Omit every picture, and retype the lines that run from the beginning of the data below through the line containing "minimum width=759.5pt, minimum", inclusive.
────────────────────
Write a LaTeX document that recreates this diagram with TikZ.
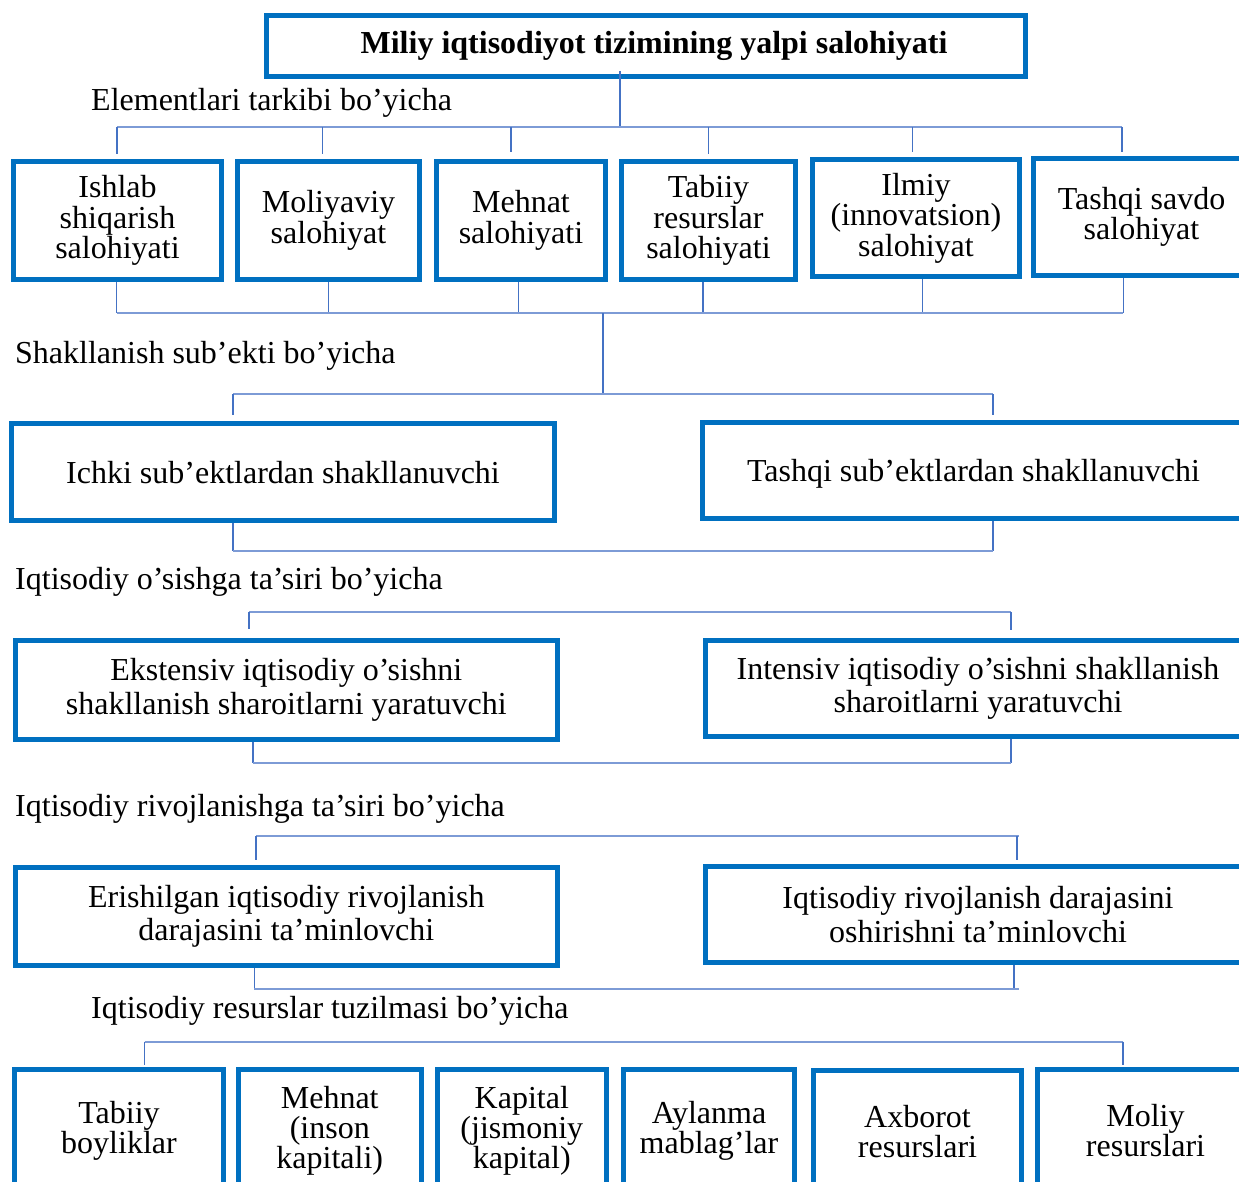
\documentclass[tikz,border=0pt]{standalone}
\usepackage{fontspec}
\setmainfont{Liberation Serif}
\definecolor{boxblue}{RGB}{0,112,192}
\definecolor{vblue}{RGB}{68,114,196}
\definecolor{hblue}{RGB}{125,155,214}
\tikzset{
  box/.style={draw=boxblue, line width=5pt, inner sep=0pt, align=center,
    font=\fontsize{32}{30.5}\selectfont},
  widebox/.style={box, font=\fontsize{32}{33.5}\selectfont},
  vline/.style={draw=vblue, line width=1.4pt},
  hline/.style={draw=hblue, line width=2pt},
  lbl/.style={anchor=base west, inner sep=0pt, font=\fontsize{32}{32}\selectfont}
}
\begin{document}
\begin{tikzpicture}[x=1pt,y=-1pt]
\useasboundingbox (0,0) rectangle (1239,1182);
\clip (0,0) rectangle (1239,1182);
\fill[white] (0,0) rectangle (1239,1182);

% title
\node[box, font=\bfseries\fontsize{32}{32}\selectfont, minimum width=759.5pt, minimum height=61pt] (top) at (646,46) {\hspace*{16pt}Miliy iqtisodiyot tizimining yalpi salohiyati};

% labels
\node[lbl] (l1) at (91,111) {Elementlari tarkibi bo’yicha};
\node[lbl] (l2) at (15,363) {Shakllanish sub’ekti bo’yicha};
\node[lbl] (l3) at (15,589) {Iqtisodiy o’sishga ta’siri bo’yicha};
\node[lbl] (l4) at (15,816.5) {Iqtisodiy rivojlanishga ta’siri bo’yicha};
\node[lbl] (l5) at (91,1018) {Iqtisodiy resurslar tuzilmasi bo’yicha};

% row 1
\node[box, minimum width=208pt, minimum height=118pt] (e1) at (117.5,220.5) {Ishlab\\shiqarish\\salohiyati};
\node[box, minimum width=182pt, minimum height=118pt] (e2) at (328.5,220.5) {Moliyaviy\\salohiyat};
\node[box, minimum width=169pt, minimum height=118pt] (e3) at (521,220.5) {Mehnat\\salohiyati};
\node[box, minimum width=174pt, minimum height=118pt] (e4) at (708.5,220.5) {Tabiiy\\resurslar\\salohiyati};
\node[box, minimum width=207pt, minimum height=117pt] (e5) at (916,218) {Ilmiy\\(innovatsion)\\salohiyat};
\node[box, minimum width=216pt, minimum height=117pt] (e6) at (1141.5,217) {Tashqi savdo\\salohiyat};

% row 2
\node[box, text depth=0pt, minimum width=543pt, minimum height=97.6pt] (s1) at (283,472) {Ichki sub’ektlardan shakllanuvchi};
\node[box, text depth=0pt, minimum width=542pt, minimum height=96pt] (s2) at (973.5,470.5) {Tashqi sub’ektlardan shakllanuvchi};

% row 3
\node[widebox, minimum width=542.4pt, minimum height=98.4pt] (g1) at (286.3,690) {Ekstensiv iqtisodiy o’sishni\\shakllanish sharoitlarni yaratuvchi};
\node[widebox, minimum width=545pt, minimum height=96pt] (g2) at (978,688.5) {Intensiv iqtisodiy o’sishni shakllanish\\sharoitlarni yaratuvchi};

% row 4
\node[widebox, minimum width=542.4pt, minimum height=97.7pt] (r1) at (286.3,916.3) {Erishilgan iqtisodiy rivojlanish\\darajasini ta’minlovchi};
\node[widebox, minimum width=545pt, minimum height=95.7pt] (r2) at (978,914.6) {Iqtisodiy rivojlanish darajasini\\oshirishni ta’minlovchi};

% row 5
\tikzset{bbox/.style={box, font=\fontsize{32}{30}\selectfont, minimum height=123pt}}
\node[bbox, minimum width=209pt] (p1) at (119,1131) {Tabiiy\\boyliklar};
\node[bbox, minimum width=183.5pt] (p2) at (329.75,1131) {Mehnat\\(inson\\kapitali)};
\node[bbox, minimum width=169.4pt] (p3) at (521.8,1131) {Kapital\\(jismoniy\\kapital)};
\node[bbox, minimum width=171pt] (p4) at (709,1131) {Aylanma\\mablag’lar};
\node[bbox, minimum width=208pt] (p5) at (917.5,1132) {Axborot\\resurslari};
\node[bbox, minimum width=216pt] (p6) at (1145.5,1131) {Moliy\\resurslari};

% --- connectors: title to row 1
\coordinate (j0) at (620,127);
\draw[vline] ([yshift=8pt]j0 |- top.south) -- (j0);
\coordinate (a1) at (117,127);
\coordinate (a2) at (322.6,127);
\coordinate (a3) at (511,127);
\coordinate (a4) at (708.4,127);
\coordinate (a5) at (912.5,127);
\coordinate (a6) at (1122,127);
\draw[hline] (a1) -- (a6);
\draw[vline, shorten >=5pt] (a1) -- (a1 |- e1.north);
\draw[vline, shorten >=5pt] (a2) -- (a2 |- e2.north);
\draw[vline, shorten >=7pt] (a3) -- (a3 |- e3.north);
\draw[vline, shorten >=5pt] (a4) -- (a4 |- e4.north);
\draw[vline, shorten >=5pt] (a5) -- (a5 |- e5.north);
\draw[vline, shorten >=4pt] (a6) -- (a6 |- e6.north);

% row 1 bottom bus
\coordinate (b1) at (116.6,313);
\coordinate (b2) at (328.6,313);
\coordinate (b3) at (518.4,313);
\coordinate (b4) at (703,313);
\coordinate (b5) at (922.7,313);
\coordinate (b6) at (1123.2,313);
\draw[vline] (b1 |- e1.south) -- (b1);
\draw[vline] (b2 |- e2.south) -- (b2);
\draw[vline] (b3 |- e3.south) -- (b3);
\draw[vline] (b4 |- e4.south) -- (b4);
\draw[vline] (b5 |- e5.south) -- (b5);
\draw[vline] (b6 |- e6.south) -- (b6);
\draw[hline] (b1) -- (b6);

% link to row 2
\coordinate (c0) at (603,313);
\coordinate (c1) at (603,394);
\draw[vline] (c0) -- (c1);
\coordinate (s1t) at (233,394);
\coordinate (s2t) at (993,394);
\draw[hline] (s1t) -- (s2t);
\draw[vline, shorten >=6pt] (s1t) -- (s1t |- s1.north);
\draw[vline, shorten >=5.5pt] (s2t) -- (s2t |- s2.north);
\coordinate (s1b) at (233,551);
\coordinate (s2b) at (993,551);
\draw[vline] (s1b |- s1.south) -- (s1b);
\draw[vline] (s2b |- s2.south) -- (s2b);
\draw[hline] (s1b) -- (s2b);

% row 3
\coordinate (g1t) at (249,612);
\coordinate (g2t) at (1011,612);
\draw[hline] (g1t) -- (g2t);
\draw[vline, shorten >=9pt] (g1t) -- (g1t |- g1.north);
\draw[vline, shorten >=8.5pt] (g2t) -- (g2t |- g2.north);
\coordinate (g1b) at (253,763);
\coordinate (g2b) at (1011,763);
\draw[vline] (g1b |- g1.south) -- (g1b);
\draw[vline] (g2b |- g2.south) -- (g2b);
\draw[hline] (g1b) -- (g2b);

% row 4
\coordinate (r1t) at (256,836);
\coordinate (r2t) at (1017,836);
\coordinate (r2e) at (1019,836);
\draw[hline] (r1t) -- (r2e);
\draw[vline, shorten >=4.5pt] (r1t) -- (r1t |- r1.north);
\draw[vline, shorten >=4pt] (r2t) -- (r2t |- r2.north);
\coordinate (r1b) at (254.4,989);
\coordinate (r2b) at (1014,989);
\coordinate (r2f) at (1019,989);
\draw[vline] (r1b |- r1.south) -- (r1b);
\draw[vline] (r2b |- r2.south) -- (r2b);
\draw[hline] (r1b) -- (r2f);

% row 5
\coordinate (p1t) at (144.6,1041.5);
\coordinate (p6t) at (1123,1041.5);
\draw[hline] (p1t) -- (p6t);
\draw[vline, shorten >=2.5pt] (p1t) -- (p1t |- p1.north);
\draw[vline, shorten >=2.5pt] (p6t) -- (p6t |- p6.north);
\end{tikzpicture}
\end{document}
────────────────────
### THE RESPONSE
Write a LaTeX document that recreates this diagram with TikZ.
\documentclass[tikz,border=0pt]{standalone}
\usepackage{fontspec}
\setmainfont{Liberation Serif}
\definecolor{boxblue}{RGB}{0,112,192}
\definecolor{vblue}{RGB}{68,114,196}
\definecolor{hblue}{RGB}{125,155,214}
\tikzset{
  box/.style={draw=boxblue, line width=5pt, inner sep=0pt, align=center,
    font=\fontsize{32}{30.5}\selectfont},
  widebox/.style={box, font=\fontsize{32}{33.5}\selectfont},
  vline/.style={draw=vblue, line width=1.4pt},
  hline/.style={draw=hblue, line width=2pt},
  lbl/.style={anchor=base west, inner sep=0pt, font=\fontsize{32}{32}\selectfont}
}
\begin{document}
\begin{tikzpicture}[x=1pt,y=-1pt]
\useasboundingbox (0,0) rectangle (1239,1182);
\clip (0,0) rectangle (1239,1182);
\fill[white] (0,0) rectangle (1239,1182);

% title
\node[box, font=\bfseries\fontsize{32}{32}\selectfont, minimum width=759.5pt, minimum height=61pt] (top) at (646,46) {\hspace*{16pt}Miliy iqtisodiyot tizimining yalpi salohiyati};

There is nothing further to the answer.